* Provided data *
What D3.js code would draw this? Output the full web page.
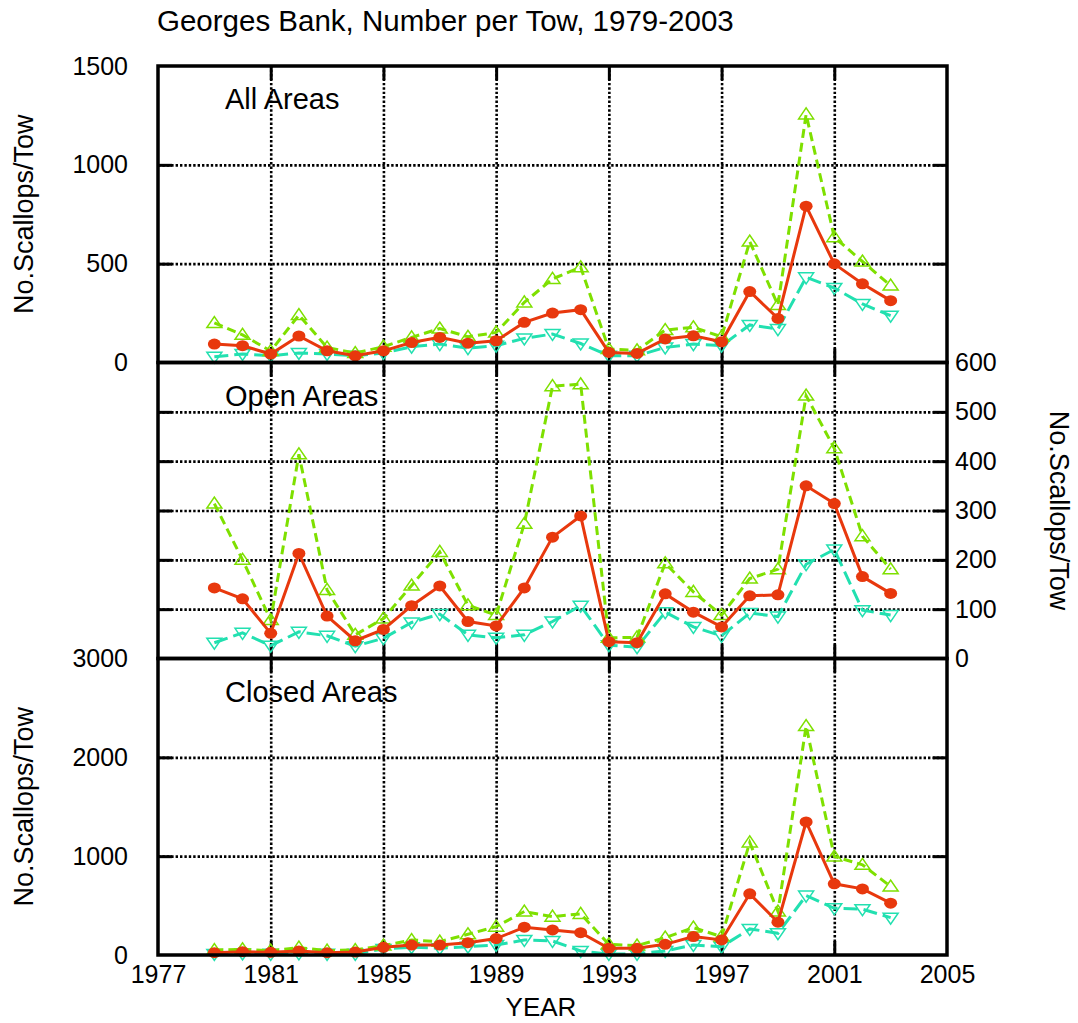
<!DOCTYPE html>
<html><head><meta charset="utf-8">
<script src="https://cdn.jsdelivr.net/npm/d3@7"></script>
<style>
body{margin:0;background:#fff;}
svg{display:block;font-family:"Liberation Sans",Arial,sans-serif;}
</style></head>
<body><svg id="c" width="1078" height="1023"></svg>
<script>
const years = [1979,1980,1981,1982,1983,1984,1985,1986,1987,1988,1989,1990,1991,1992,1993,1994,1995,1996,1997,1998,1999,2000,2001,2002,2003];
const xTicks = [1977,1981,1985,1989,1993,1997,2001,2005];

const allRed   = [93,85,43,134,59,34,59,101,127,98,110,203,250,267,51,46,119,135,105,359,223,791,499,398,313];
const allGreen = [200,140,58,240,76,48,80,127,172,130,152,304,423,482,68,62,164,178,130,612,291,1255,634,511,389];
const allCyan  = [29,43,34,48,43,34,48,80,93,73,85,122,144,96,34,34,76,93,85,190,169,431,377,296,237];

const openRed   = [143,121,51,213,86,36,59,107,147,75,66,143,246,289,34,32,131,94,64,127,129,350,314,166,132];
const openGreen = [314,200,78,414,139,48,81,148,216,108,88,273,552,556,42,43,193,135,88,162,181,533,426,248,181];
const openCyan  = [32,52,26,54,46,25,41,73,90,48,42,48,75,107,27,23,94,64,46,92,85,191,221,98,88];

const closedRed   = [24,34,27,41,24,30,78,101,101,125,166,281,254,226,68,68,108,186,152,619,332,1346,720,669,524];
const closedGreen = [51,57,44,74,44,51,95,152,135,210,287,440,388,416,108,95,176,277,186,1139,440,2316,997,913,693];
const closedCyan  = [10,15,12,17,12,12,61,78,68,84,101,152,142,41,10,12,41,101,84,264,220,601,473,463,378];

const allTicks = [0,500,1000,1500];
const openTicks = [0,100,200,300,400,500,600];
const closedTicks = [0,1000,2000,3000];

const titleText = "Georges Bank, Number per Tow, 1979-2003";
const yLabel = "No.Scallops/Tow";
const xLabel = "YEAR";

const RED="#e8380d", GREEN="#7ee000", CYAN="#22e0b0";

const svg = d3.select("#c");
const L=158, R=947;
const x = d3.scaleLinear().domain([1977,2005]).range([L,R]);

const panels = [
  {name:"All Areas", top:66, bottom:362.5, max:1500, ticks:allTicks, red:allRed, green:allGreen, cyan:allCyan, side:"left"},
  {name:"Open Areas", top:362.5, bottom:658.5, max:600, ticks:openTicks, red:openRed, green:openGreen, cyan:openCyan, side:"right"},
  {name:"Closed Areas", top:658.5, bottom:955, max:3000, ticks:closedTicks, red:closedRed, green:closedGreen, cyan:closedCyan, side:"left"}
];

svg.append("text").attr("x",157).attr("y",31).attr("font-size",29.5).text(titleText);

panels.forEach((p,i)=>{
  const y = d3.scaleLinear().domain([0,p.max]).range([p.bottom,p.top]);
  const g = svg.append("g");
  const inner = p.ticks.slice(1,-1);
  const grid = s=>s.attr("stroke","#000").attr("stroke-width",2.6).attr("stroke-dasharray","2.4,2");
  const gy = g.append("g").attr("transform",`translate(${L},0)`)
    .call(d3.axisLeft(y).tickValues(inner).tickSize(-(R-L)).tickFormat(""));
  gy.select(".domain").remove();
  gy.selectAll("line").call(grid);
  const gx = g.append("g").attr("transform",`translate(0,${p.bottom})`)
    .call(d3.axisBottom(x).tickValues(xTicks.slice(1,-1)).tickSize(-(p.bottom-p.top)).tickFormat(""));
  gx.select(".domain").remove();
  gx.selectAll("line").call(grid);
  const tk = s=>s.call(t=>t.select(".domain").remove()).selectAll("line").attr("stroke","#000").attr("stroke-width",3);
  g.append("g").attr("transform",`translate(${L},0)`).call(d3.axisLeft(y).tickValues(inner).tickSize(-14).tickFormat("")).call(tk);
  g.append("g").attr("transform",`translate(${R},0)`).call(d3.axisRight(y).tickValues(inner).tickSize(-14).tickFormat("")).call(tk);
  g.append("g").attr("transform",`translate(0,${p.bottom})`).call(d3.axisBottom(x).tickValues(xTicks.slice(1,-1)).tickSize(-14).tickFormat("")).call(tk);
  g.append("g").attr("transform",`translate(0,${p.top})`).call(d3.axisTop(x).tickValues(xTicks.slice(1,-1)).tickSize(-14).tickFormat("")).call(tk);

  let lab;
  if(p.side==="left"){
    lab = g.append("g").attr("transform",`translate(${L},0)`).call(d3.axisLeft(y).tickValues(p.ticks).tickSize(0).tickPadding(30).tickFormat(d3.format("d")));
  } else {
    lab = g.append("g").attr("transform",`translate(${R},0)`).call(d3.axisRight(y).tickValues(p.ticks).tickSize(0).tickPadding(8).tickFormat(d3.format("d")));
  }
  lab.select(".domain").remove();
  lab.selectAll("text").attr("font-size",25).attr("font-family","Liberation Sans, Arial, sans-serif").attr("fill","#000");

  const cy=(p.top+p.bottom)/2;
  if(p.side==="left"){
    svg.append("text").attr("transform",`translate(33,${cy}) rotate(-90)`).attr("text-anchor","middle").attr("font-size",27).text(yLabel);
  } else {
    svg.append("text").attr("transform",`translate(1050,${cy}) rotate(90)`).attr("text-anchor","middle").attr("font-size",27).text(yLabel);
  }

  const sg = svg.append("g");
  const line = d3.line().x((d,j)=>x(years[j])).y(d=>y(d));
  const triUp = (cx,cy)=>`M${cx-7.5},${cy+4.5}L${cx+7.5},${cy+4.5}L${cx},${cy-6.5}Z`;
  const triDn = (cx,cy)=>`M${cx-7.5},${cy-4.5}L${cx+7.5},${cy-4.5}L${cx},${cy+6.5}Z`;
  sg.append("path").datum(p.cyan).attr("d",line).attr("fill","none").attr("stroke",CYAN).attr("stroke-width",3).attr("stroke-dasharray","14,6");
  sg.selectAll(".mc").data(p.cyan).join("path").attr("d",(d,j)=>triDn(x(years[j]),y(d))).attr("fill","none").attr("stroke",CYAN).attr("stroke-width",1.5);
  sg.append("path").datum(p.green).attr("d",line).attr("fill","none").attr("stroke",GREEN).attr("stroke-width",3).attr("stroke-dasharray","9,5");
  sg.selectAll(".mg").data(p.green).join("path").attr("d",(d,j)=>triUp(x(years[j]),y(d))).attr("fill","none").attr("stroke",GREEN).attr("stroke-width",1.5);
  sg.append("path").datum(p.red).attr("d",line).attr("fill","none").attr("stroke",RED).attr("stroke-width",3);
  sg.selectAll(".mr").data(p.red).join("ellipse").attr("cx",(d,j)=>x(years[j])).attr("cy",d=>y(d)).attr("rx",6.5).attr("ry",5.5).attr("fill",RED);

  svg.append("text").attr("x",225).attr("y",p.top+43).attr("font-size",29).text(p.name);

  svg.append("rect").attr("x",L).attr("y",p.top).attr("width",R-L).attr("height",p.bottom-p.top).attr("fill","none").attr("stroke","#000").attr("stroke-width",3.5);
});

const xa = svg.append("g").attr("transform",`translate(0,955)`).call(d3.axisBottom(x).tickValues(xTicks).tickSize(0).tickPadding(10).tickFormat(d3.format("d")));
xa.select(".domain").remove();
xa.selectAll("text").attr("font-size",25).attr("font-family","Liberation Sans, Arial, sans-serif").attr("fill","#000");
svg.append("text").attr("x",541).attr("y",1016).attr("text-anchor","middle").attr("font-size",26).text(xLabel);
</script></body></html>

* Work to complete *
Every line of the data above should be quoted exactly. Omit the pictures.

* Answer to this problem *
What D3.js code would draw this? Output the full web page.
<!DOCTYPE html>
<html><head><meta charset="utf-8">
<script src="https://cdn.jsdelivr.net/npm/d3@7"></script>
<style>
body{margin:0;background:#fff;}
svg{display:block;font-family:"Liberation Sans",Arial,sans-serif;}
</style></head>
<body><svg id="c" width="1078" height="1023"></svg>
<script>
const years = [1979,1980,1981,1982,1983,1984,1985,1986,1987,1988,1989,1990,1991,1992,1993,1994,1995,1996,1997,1998,1999,2000,2001,2002,2003];
const xTicks = [1977,1981,1985,1989,1993,1997,2001,2005];

const allRed   = [93,85,43,134,59,34,59,101,127,98,110,203,250,267,51,46,119,135,105,359,223,791,499,398,313];
const allGreen = [200,140,58,240,76,48,80,127,172,130,152,304,423,482,68,62,164,178,130,612,291,1255,634,511,389];
const allCyan  = [29,43,34,48,43,34,48,80,93,73,85,122,144,96,34,34,76,93,85,190,169,431,377,296,237];

const openRed   = [143,121,51,213,86,36,59,107,147,75,66,143,246,289,34,32,131,94,64,127,129,350,314,166,132];
const openGreen = [314,200,78,414,139,48,81,148,216,108,88,273,552,556,42,43,193,135,88,162,181,533,426,248,181];
const openCyan  = [32,52,26,54,46,25,41,73,90,48,42,48,75,107,27,23,94,64,46,92,85,191,221,98,88];

const closedRed   = [24,34,27,41,24,30,78,101,101,125,166,281,254,226,68,68,108,186,152,619,332,1346,720,669,524];
const closedGreen = [51,57,44,74,44,51,95,152,135,210,287,440,388,416,108,95,176,277,186,1139,440,2316,997,913,693];
const closedCyan  = [10,15,12,17,12,12,61,78,68,84,101,152,142,41,10,12,41,101,84,264,220,601,473,463,378];

const allTicks = [0,500,1000,1500];
const openTicks = [0,100,200,300,400,500,600];
const closedTicks = [0,1000,2000,3000];

const titleText = "Georges Bank, Number per Tow, 1979-2003";
const yLabel = "No.Scallops/Tow";
const xLabel = "YEAR";

const RED="#e8380d", GREEN="#7ee000", CYAN="#22e0b0";

const svg = d3.select("#c");
const L=158, R=947;
const x = d3.scaleLinear().domain([1977,2005]).range([L,R]);

const panels = [
  {name:"All Areas", top:66, bottom:362.5, max:1500, ticks:allTicks, red:allRed, green:allGreen, cyan:allCyan, side:"left"},
  {name:"Open Areas", top:362.5, bottom:658.5, max:600, ticks:openTicks, red:openRed, green:openGreen, cyan:openCyan, side:"right"},
  {name:"Closed Areas", top:658.5, bottom:955, max:3000, ticks:closedTicks, red:closedRed, green:closedGreen, cyan:closedCyan, side:"left"}
];

svg.append("text").attr("x",157).attr("y",31).attr("font-size",29.5).text(titleText);

panels.forEach((p,i)=>{
  const y = d3.scaleLinear().domain([0,p.max]).range([p.bottom,p.top]);
  const g = svg.append("g");
  const inner = p.ticks.slice(1,-1);
  const grid = s=>s.attr("stroke","#000").attr("stroke-width",2.6).attr("stroke-dasharray","2.4,2");
  const gy = g.append("g").attr("transform",`translate(${L},0)`)
    .call(d3.axisLeft(y).tickValues(inner).tickSize(-(R-L)).tickFormat(""));
  gy.select(".domain").remove();
  gy.selectAll("line").call(grid);
  const gx = g.append("g").attr("transform",`translate(0,${p.bottom})`)
    .call(d3.axisBottom(x).tickValues(xTicks.slice(1,-1)).tickSize(-(p.bottom-p.top)).tickFormat(""));
  gx.select(".domain").remove();
  gx.selectAll("line").call(grid);
  const tk = s=>s.call(t=>t.select(".domain").remove()).selectAll("line").attr("stroke","#000").attr("stroke-width",3);
  g.append("g").attr("transform",`translate(${L},0)`).call(d3.axisLeft(y).tickValues(inner).tickSize(-14).tickFormat("")).call(tk);
  g.append("g").attr("transform",`translate(${R},0)`).call(d3.axisRight(y).tickValues(inner).tickSize(-14).tickFormat("")).call(tk);
  g.append("g").attr("transform",`translate(0,${p.bottom})`).call(d3.axisBottom(x).tickValues(xTicks.slice(1,-1)).tickSize(-14).tickFormat("")).call(tk);
  g.append("g").attr("transform",`translate(0,${p.top})`).call(d3.axisTop(x).tickValues(xTicks.slice(1,-1)).tickSize(-14).tickFormat("")).call(tk);

  let lab;
  if(p.side==="left"){
    lab = g.append("g").attr("transform",`translate(${L},0)`).call(d3.axisLeft(y).tickValues(p.ticks).tickSize(0).tickPadding(30).tickFormat(d3.format("d")));
  } else {
    lab = g.append("g").attr("transform",`translate(${R},0)`).call(d3.axisRight(y).tickValues(p.ticks).tickSize(0).tickPadding(8).tickFormat(d3.format("d")));
  }
  lab.select(".domain").remove();
  lab.selectAll("text").attr("font-size",25).attr("font-family","Liberation Sans, Arial, sans-serif").attr("fill","#000");

  const cy=(p.top+p.bottom)/2;
  if(p.side==="left"){
    svg.append("text").attr("transform",`translate(33,${cy}) rotate(-90)`).attr("text-anchor","middle").attr("font-size",27).text(yLabel);
  } else {
    svg.append("text").attr("transform",`translate(1050,${cy}) rotate(90)`).attr("text-anchor","middle").attr("font-size",27).text(yLabel);
  }

  const sg = svg.append("g");
  const line = d3.line().x((d,j)=>x(years[j])).y(d=>y(d));
  const triUp = (cx,cy)=>`M${cx-7.5},${cy+4.5}L${cx+7.5},${cy+4.5}L${cx},${cy-6.5}Z`;
  const triDn = (cx,cy)=>`M${cx-7.5},${cy-4.5}L${cx+7.5},${cy-4.5}L${cx},${cy+6.5}Z`;
  sg.append("path").datum(p.cyan).attr("d",line).attr("fill","none").attr("stroke",CYAN).attr("stroke-width",3).attr("stroke-dasharray","14,6");
  sg.selectAll(".mc").data(p.cyan).join("path").attr("d",(d,j)=>triDn(x(years[j]),y(d))).attr("fill","none").attr("stroke",CYAN).attr("stroke-width",1.5);
  sg.append("path").datum(p.green).attr("d",line).attr("fill","none").attr("stroke",GREEN).attr("stroke-width",3).attr("stroke-dasharray","9,5");
  sg.selectAll(".mg").data(p.green).join("path").attr("d",(d,j)=>triUp(x(years[j]),y(d))).attr("fill","none").attr("stroke",GREEN).attr("stroke-width",1.5);
  sg.append("path").datum(p.red).attr("d",line).attr("fill","none").attr("stroke",RED).attr("stroke-width",3);
  sg.selectAll(".mr").data(p.red).join("ellipse").attr("cx",(d,j)=>x(years[j])).attr("cy",d=>y(d)).attr("rx",6.5).attr("ry",5.5).attr("fill",RED);

  svg.append("text").attr("x",225).attr("y",p.top+43).attr("font-size",29).text(p.name);

  svg.append("rect").attr("x",L).attr("y",p.top).attr("width",R-L).attr("height",p.bottom-p.top).attr("fill","none").attr("stroke","#000").attr("stroke-width",3.5);
});

const xa = svg.append("g").attr("transform",`translate(0,955)`).call(d3.axisBottom(x).tickValues(xTicks).tickSize(0).tickPadding(10).tickFormat(d3.format("d")));
xa.select(".domain").remove();
xa.selectAll("text").attr("font-size",25).attr("font-family","Liberation Sans, Arial, sans-serif").attr("fill","#000");
svg.append("text").attr("x",541).attr("y",1016).attr("text-anchor","middle").attr("font-size",26).text(xLabel);
</script></body></html>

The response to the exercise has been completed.